However, data indicates growing caution about the outlook for the sector
Three quarters of intermediaries expressed confidence on the outlook for the mortgage industry in the second quarter of this year, according to the Intermediary Mortgage Lenders Association (IMLA).
Its latest Mortgage Market Tracker report revealed what the trade body called a “surprisingly upbeat market sentiment” among advisers from April to June, although the data indicates growing caution about the outlook for the sector.
While 75% of advisers described themselves as ‘confident’ about the mortgage market, the proportion of those who were ‘very confident’ fell from 26% in April to 20% in June, while those who were ‘fairly confident’ fell from 56% to 40% over the period.
The IMLA research, which used data provided by BVA BDRC, also showed that intermediaries have maintained healthy business volumes in Q2, with the average adviser placing 93 cases over the previous 12 months. While this is slightly lower than the second quarter figures of the previous two years, it was still significantly higher than any quarter in the four years preceding 2021.
The buy-to-let sector also remained buoyant, accounting for 25% of mortgage cases placed in Q2 2023, a fairly small reduction from the 28% recorded in the previous year.
The average number of decisions in principle (DIPs) that intermediaries processed stabilised in Q2, having fallen in the five preceding quarters. On average, intermediaries dealt with 25 DIPs in Q2, up two on Q1 2023 – the first quarterly increase since Q1 2022.

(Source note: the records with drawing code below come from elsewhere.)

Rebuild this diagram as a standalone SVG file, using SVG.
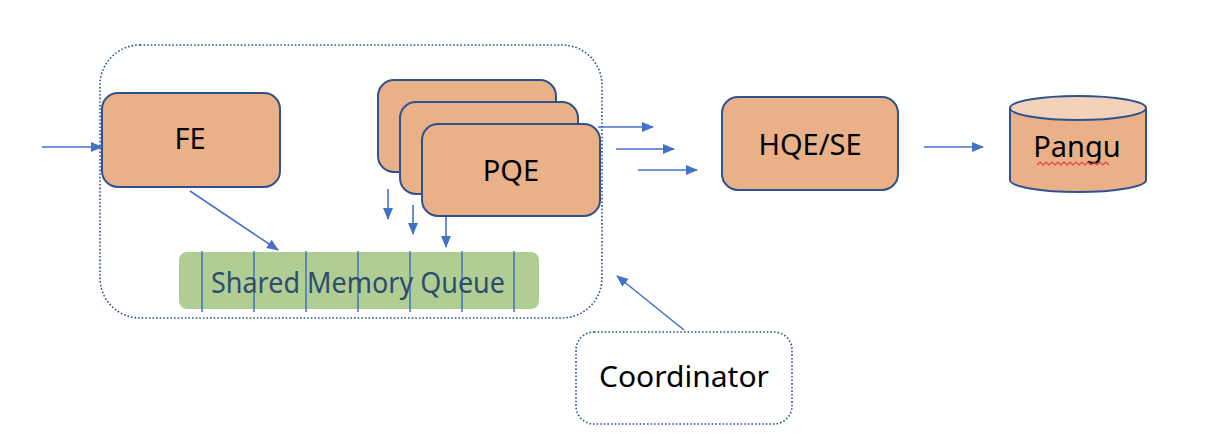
<svg xmlns="http://www.w3.org/2000/svg" width="1230" height="444" viewBox="0 0 1230 444">
<defs>
<style>
.box{fill:#eab189;stroke:#2f528f;stroke-width:2}
.lbl{font-family:"Noto Sans","Open Sans",sans-serif;font-size:29px;fill:#000;text-anchor:middle;dominant-baseline:central}
.conn line{stroke:#4472c4;stroke-width:1.6;fill:none}
.dotted{fill:none;stroke:#2f528f;stroke-width:1.6;stroke-dasharray:1.6 2}
.slot{stroke:#4472c4;stroke-width:1.5}
</style>
<marker id="ah" viewBox="0 0 12 10" refX="11" refY="5" markerWidth="12" markerHeight="10" markerUnits="userSpaceOnUse" orient="auto">
<path d="M0,0 L12,5 L0,10 z" fill="#4472c4"/>
</marker>
</defs>
<rect width="1230" height="444" fill="#fff"/>
<g id="container">
<rect class="dotted" x="100" y="45" width="502" height="273" rx="40"/>
</g>
<g id="fe">
<rect class="box" x="102" y="93" width="178" height="94" rx="16"/>
<text class="lbl" x="190" y="137">FE</text>
</g>
<g id="pqe">
<rect class="box" x="378" y="80" width="178" height="92" rx="16"/>
<rect class="box" x="400" y="102" width="178" height="92" rx="16"/>
<rect class="box" x="422" y="124" width="178" height="92" rx="16"/>
<text class="lbl" x="511" y="169">PQE</text>
</g>
<g id="smq">
<rect x="179" y="252" width="360" height="57" rx="8" fill="#b0ce93"/>
<line class="slot" x1="202" y1="251" x2="202" y2="312"/>
<line class="slot" x1="254" y1="251" x2="254" y2="312"/>
<line class="slot" x1="306" y1="251" x2="306" y2="312"/>
<line class="slot" x1="358" y1="251" x2="358" y2="312"/>
<line class="slot" x1="410" y1="251" x2="410" y2="312"/>
<line class="slot" x1="462" y1="251" x2="462" y2="312"/>
<line class="slot" x1="514" y1="251" x2="514" y2="312"/>
<text class="lbl" x="358" y="281" style="fill:#2f4b6e" textLength="294" lengthAdjust="spacingAndGlyphs">Shared Memory Queue</text>
</g>
<g id="hqe">
<rect class="box" x="722" y="97" width="176" height="93" rx="16"/>
<text class="lbl" x="810" y="143">HQE/SE</text>
</g>
<g id="pangu">
<path class="box" d="M1010,108 L1010,180 A68,12 0 0 0 1146,180 L1146,108"/>
<ellipse cx="1078" cy="108" rx="68" ry="12" fill="#f4d1b9" stroke="#2f528f" stroke-width="2"/>
<text class="lbl" x="1077" y="145">Pangu</text>
<path d="M1037,165 l3,-3 l3,3 l3,-3 l3,3 l3,-3 l3,3 l3,-3 l3,3 l3,-3 l3,3 l3,-3 l3,3 l3,-3 l3,3 l3,-3 l3,3 l3,-3 l3,3 l3,-3 l3,3 l3,-3 l3,3 l3,-3 l3,3" fill="none" stroke="#e0443a" stroke-width="1.2"/>
</g>
<g id="coordinator">
<rect class="dotted" x="576" y="332" width="216" height="92" rx="18"/>
<text class="lbl" x="684" y="375" textLength="170" lengthAdjust="spacingAndGlyphs">Coordinator</text>
</g>
<g class="conn" id="connectors">
<line x1="42" y1="147" x2="102" y2="147" marker-end="url(#ah)"/>
<line x1="190" y1="191" x2="278" y2="250" marker-end="url(#ah)"/>
<line x1="388" y1="189" x2="388" y2="219" marker-end="url(#ah)"/>
<line x1="413" y1="205" x2="413" y2="234" marker-end="url(#ah)"/>
<line x1="446" y1="217" x2="446" y2="247" marker-end="url(#ah)"/>
<line x1="598" y1="127" x2="653" y2="127" marker-end="url(#ah)"/>
<line x1="616" y1="149" x2="674" y2="149" marker-end="url(#ah)"/>
<line x1="638" y1="170" x2="697" y2="170" marker-end="url(#ah)"/>
<line x1="924" y1="147" x2="983" y2="147" marker-end="url(#ah)"/>
<line x1="684" y1="330" x2="617" y2="276" marker-end="url(#ah)"/>
</g>
</svg>
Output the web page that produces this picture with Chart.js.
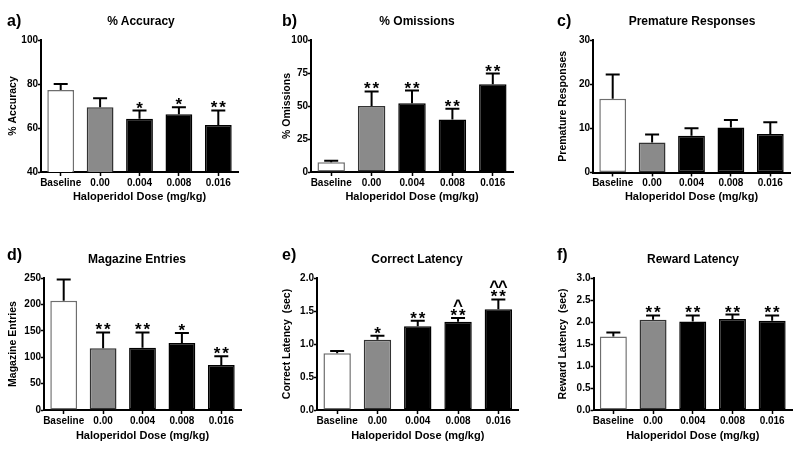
<!DOCTYPE html>
<html>
<head>
<meta charset="utf-8">
<script src="https://cdn.jsdelivr.net/npm/chart.js@4.4.1/dist/chart.umd.min.js"></script>
<style>
  body { margin:0; background:#fff; width:800px; height:455px; overflow:hidden; position:relative;
         font-family:"Liberation Sans", Arial, sans-serif; font-weight:bold; color:#000; }
  canvas { position:absolute; }
  .letter { position:absolute; font-size:16px; line-height:16px; }
  .title { position:absolute; font-size:12px; line-height:14px; transform:translateX(-50%); white-space:nowrap; }
</style>
</head>
<body>
<script>
const doses = ['Baseline', '0.00', '0.004', '0.008', '0.016'];

const accuracy = [77.3, 69.4, 64.2, 66.2, 61.4];
const accuracyErr = [2.7, 4.1, 3.7, 3.2, 6.6];
const accuracySig = ['', '', '*', '*', '**'];
const accuracyTicks = [40, 60, 80, 100];

const omissions = [7.3, 50, 52, 39.8, 66.5];
const omissionsErr = [1.2, 11, 9.7, 8.1, 8.1];
const omissionsSig = ['', '**', '**', '**', '**'];
const omissionsTicks = [0, 25, 50, 75, 100];

const premature = [16.7, 6.8, 8.3, 10.2, 8.7];
const prematureErr = [5.5, 1.8, 1.7, 1.7, 2.7];
const prematureSig = ['', '', '', '', ''];
const prematureTicks = [0, 10, 20, 30];

const magazine = [207, 117, 118, 127, 85];
const magazineErr = [40, 30, 29, 19, 17];
const magazineSig = ['', '**', '**', '*', '**'];
const magazineTicks = [0, 50, 100, 150, 200, 250];

const correctLat = [0.86, 1.066, 1.268, 1.338, 1.525];
const correctLatErr = [0.035, 0.06, 0.085, 0.055, 0.15];
const correctLatSig = ['', '*', '**', '**', '**'];
const correctLatHat = ['', '', '', '^', '^^'];
const correctLatTicks = [0, 0.5, 1.0, 1.5, 2.0];

const rewardLat = [1.67, 2.05, 2.01, 2.07, 2.03];
const rewardLatErr = [0.09, 0.1, 0.14, 0.1, 0.12];
const rewardLatSig = ['', '**', '**', '**', '**'];
const rewardLatTicks = [0, 0.5, 1.0, 1.5, 2.0, 2.5, 3.0];

const FONT = '"Liberation Sans", Arial, sans-serif';
const fillColors = ['#ffffff', '#8a8a8a', '#000000', '#000000', '#000000'];
const edgeColors = ['#6e6e6e', '#333333', '#000000', '#000000', '#000000'];

// layout of each panel (canvas box + plot area), page pixels
const panels = [
  {letter:'a)', title:'% Accuracy', yTitle:'% Accuracy', vals:accuracy, err:accuracyErr, sig:accuracySig, ticks:accuracyTicks, dec:0,
   cx:0, cy:0, w:265, h:225, L:41, R:238, T:40, B:172, yt:13.5, tx:141, ty:20.5, lx:7, ly:13, xt:196.5},
  {letter:'b)', title:'% Omissions', yTitle:'% Omissions', vals:omissions, err:omissionsErr, sig:omissionsSig, ticks:omissionsTicks, dec:0,
   cx:265, cy:0, w:265, h:225, L:311, R:513, T:40, B:172, yt:287, tx:417, ty:20.5, lx:282, ly:13, xt:196.5},
  {letter:'c)', title:'Premature Responses', yTitle:'Premature Responses', vals:premature, err:prematureErr, sig:prematureSig, ticks:prematureTicks, dec:0,
   cx:530, cy:0, w:270, h:225, L:593, R:790, T:40, B:172.5, yt:563.3, tx:692, ty:20.5, lx:557, ly:13, xt:196.5},
  {letter:'d)', title:'Magazine Entries', yTitle:'Magazine Entries', vals:magazine, err:magazineErr, sig:magazineSig, ticks:magazineTicks, dec:0,
   cx:0, cy:225, w:265, h:230, L:44, R:241, T:278, B:410, yt:13.3, tx:137, ty:258.5, lx:7, ly:247, xt:435.7},
  {letter:'e)', title:'Correct Latency', yTitle:'Correct Latency  (sec)', vals:correctLat, err:correctLatErr, sig:correctLatSig, hat:correctLatHat, ticks:correctLatTicks, dec:1,
   cx:265, cy:225, w:265, h:230, L:317, R:518.5, T:278, B:410, yt:286.7, tx:417, ty:258.5, lx:282, ly:247, xt:435.7},
  {letter:'f)', title:'Reward Latency', yTitle:'Reward Latency  (sec)', vals:rewardLat, err:rewardLatErr, sig:rewardLatSig, ticks:rewardLatTicks, dec:1,
   cx:530, cy:225, w:270, h:230, L:593.5, R:792, T:278, B:410, yt:563.3, tx:693, ty:258.5, lx:557, ly:247, xt:435.7}
];

// error bars (upper only) and significance marks
const errorBars = {
  id: 'errorBars',
  afterDatasetsDraw(chart) {
    const ctx = chart.ctx;
    const y = chart.scales.y;
    const ds = chart.data.datasets[0];
    const meta = chart.getDatasetMeta(0);
    ctx.save();
    ctx.strokeStyle = '#000';
    ctx.fillStyle = '#000';
    ctx.lineWidth = 2;
    ctx.font = 'bold 17px ' + FONT;
    ctx.textAlign = 'center';
    ctx.textBaseline = 'alphabetic';
    meta.data.forEach((bar, i) => {
      const yTop = y.getPixelForValue(ds.data[i] + ds.err[i]);
      ctx.beginPath();
      ctx.moveTo(bar.x, bar.y);
      ctx.lineTo(bar.x, yTop);
      ctx.moveTo(bar.x - 7, yTop);
      ctx.lineTo(bar.x + 7, yTop);
      ctx.stroke();

      let bottom = yTop - 2;
      [ds.sig[i], ds.hat ? ds.hat[i] : ''].forEach(s => {
        if (!s) return;
        const m = ctx.measureText(s[0]);
        const base = bottom - m.actualBoundingBoxDescent;
        for (let k = 0; k < s.length; k++) {
          ctx.fillText(s[k], bar.x + (k - (s.length - 1) / 2) * 8.5, base);
        }
        bottom = base - m.actualBoundingBoxAscent - 2;
      });
    });
    ctx.restore();
  }
};

panels.forEach(p => {
  const canvas = document.createElement('canvas');
  canvas.width = p.w;
  canvas.height = p.h;
  canvas.style.left = p.cx + 'px';
  canvas.style.top = p.cy + 'px';
  document.body.appendChild(canvas);

  const letter = document.createElement('div');
  letter.className = 'letter';
  letter.textContent = p.letter;
  letter.style.left = p.lx + 'px';
  letter.style.top = p.ly + 'px';
  document.body.appendChild(letter);

  const title = document.createElement('div');
  title.className = 'title';
  title.textContent = p.title;
  title.style.left = p.tx + 'px';
  title.style.top = (p.ty - 7) + 'px';
  document.body.appendChild(title);

  const yLine = 10.5 * 1.2;
  const xLine = 11 * 1.2;
  const padLeft = p.yt - p.cx - yLine / 2;
  const yWidth = p.L - p.cx - padLeft;
  const xHeight = p.cy + p.h - p.B;

  new Chart(canvas, {
    type: 'bar',
    data: {
      labels: doses,
      datasets: [{
        data: p.vals,
        err: p.err,
        sig: p.sig,
        hat: p.hat,
        backgroundColor: fillColors,
        borderColor: edgeColors,
        borderWidth: 1.5,
        borderSkipped: false,
        barPercentage: 0.68,
        categoryPercentage: 1
      }]
    },
    options: {
      responsive: false,
      animation: false,
      events: [],
      layout: { padding: { left: padLeft, right: p.cx + p.w - p.R, top: p.T - p.cy, bottom: 0 } },
      plugins: { legend: { display: false }, tooltip: { enabled: false } },
      scales: {
        x: {
          afterFit: s => { s.height = xHeight; },
          grid: { offset: false, drawOnChartArea: false, drawTicks: true, tickLength: 4, tickWidth: 1.5, tickColor: '#000' },
          border: { display: true, color: '#000', width: 2 },
          ticks: { color: '#000', padding: 1, maxRotation: 0, autoSkip: false, font: { family: FONT, size: 10, weight: 'bold' } },
          title: { display: true, text: 'Haloperidol Dose (mg/kg)', color: '#000',
                   padding: { top: 0, bottom: p.cy + p.h - p.xt - xLine / 2 },
                   font: { family: FONT, size: 11, weight: 'bold' } }
        },
        y: {
          min: p.ticks[0],
          max: p.ticks[p.ticks.length - 1],
          afterFit: s => { s.width = yWidth; },
          afterBuildTicks: s => { s.ticks = p.ticks.map(v => ({ value: v })); },
          grid: { drawOnChartArea: false, drawTicks: true, tickLength: 3, tickWidth: 1.5, tickColor: '#000' },
          border: { display: true, color: '#000', width: 2 },
          ticks: { color: '#000', padding: 0, callback: v => Number(v).toFixed(p.dec),
                   font: { family: FONT, size: 10, weight: 'bold' } },
          title: { display: true, text: p.yTitle, color: '#000', padding: 0,
                   font: { family: FONT, size: 10.5, weight: 'bold' } }
        }
      }
    },
    plugins: [errorBars]
  });
});
</script>
</body>
</html>
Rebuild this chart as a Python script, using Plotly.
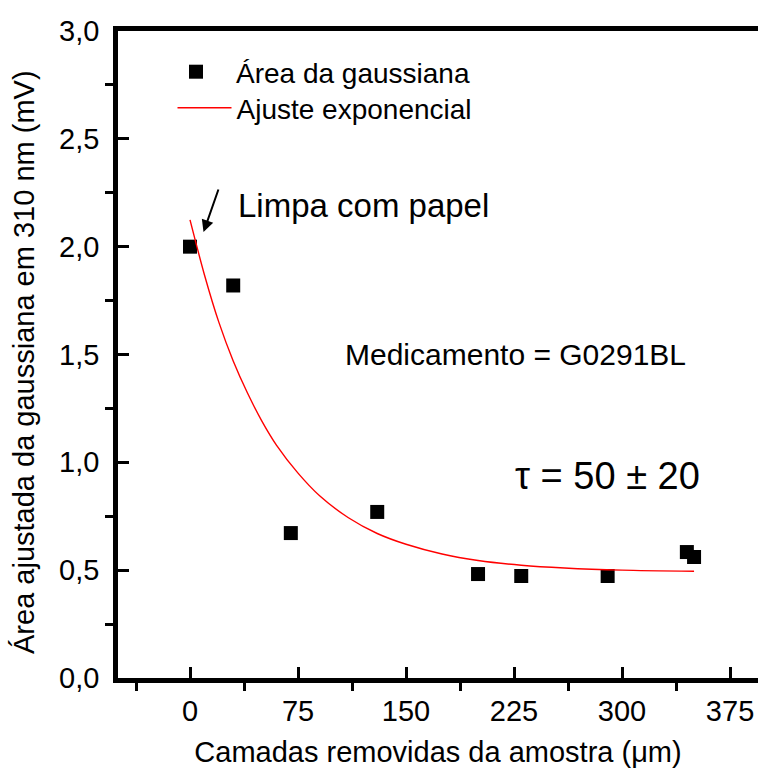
import plotly.graph_objects as go

# Data points
x_pts = [0, 30, 70, 130, 200, 230, 290, 345, 350]
y_pts = [2.00, 1.82, 0.672, 0.77, 0.482, 0.473, 0.473, 0.584, 0.561]

# Exponential fit curve
x_fit = [0, 10, 20, 30, 40, 50, 60, 75, 90, 110, 130, 150, 175, 200, 230, 260, 300, 350]
y_fit = [2.124, 1.87, 1.65, 1.47, 1.32, 1.19, 1.08, 0.95, 0.845, 0.743, 0.67, 0.62, 0.575, 0.545, 0.523, 0.51, 0.50, 0.495]

x_ticks = [0, 75, 150, 225, 300, 375]
x_minor = [-37.5, 37.5, 112.5, 187.5, 262.5, 337.5]
y_ticks = [0.0, 0.5, 1.0, 1.5, 2.0, 2.5, 3.0]
y_tick_text = ["0,0", "0,5", "1,0", "1,5", "2,0", "2,5", "3,0"]
y_minor = [0.25, 0.75, 1.25, 1.75, 2.25, 2.75]

FONT = "Arial, Liberation Sans, sans-serif"

fig = go.Figure()
fig.add_trace(go.Scatter(
    x=x_pts, y=y_pts, mode="markers", name="Área da gaussiana", legend="legend",
    marker=dict(symbol="square", size=14, color="black", line=dict(width=0)),
))
fig.add_trace(go.Scatter(
    x=x_fit, y=y_fit, mode="lines", name="Ajuste exponencial", legend="legend2",
    line=dict(color="red", width=1.4, shape="spline", smoothing=0.8),
))

fig.update_layout(
    width=758, height=776,
    margin=dict(l=118, r=0, t=31, b=98),
    paper_bgcolor="white", plot_bgcolor="white",
    font=dict(family=FONT, size=28, color="black"),
    showlegend=True,
    legend=dict(x=(156 - 118) / 640, y=(678 - 72) / 647, xanchor="left", yanchor="middle",
                bgcolor="rgba(0,0,0,0)", font=dict(size=28), itemwidth=70),
    legend2=dict(x=(172.5 - 118) / 640, y=(678 - 108) / 647, xanchor="left", yanchor="middle",
                 bgcolor="rgba(0,0,0,0)", font=dict(size=28), itemwidth=54),
    xaxis=dict(
        range=[-50, 394.4], tickmode="array", tickvals=x_ticks,
        ticks="inside", ticklen=11, tickwidth=3, tickcolor="black",
        showline=True, linewidth=4.5, linecolor="black", mirror=True,
        showgrid=False, zeroline=False,
        minor=dict(ticks="outside", ticklen=8, tickwidth=3, tickcolor="black",
                   tickmode="array", tickvals=x_minor),
        tickfont=dict(size=29), ticklabelstandoff=3,
        title=dict(text="Camadas removidas da amostra (μm)", font=dict(size=29), standoff=18),
    ),
    yaxis=dict(
        range=[0, 3.0], tickmode="array", tickvals=y_ticks, ticktext=y_tick_text,
        ticks="inside", ticklen=11, tickwidth=3, tickcolor="black",
        showline=True, linewidth=4.5, linecolor="black", mirror=False,
        showgrid=False, zeroline=False,
        minor=dict(ticks="outside", ticklen=8, tickwidth=3, tickcolor="black",
                   tickmode="array", tickvals=y_minor),
        tickfont=dict(size=29), ticklabelstandoff=8,
    ),
)

# y-axis title as rotated text
fig.add_annotation(x=(24 - 118) / 640, y=(678 - 362) / 647, xref="paper", yref="paper",
                   text="Área ajustada da gaussiana em 310 nm (mV)", textangle=-90,
                   showarrow=False, xanchor="center", yanchor="middle", font=dict(size=29))

fig.add_annotation(x=9.4, y=2.068, ax=20.1, ay=2.272, axref="x", ayref="y",
                   xref="x", yref="y", text="", showarrow=True,
                   arrowhead=2, arrowsize=1.2, arrowwidth=2, arrowcolor="black")
fig.add_annotation(x=32, y=2.19, xref="x", yref="y", text="Limpa com papel",
                   showarrow=False, xanchor="left", yanchor="middle", font=dict(size=33))
fig.add_annotation(x=106, y=1.5, xref="x", yref="y", text="Medicamento = G0291BL",
                   showarrow=False, xanchor="left", yanchor="middle", font=dict(size=30))
fig.add_annotation(x=224, y=0.935, xref="x", yref="y", text="τ = 50 ± 20",
                   showarrow=False, xanchor="left", yanchor="middle", font=dict(size=38))

fig.write_html("out.html")
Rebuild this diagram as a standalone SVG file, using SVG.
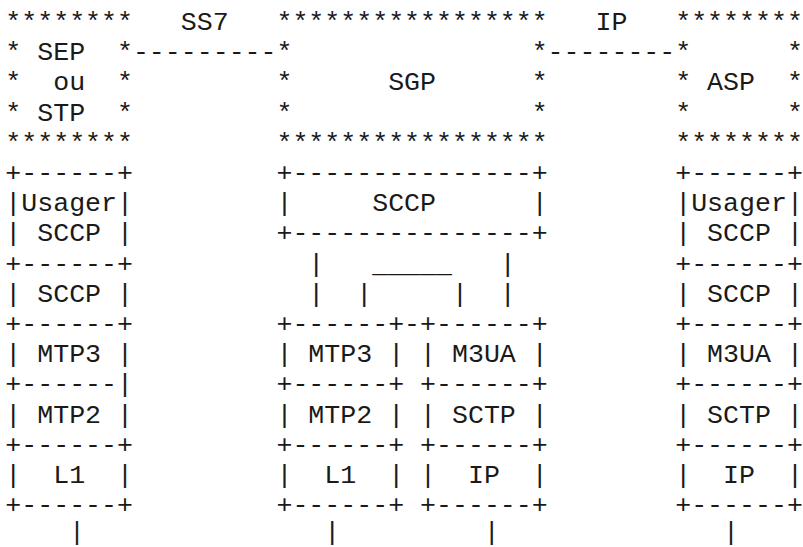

In Q2 2023, conversions from DIP to completion improved slightly at 36%, up from 34% in the previous quarter, but lower than Q2 2022, when the figure was 44%. IMLA said the overall conversion rate was broadly similar across all market segments.
The conversion rate from full application to completion also increased slightly to 59%, up from 57% in the preceding quarter. Conversion rates for home movers were up significantly at 59%, a 7% increase on the previous quarter, while the figure for first-time buyers remained consistent at 61%.
“The latest findings demonstrate the remarkable resilience of the UK mortgage market and intermediaries themselves in the face of continued market volatility,” commented Kate Davies (pictured), executive director the Intermediary Mortgage Lenders Association.
“Confidence levels, while remaining generally robust, inevitably dipped in June as the expectation of interest rates remaining higher for longer became apparent. But with business levels maintaining healthy levels and conversion rates increasing, the outlook for the intermediary market appears positive.”
Davies added that the second quarter results were particularly encouraging in that they showed positive activity across all market segments, including sustained levels of first-time buyer cases and growth in the home moving sector, rather than a reliance on remortgaging.
“As the economic environment looks set to remain challenging, the demand for professional mortgage advice will continue to grow,” she said. “IMLA’s prediction that intermediaries could account for 90% of mortgage distribution by 2024, as reported in our ‘New Normal’ report earlier this year, continues to stand.”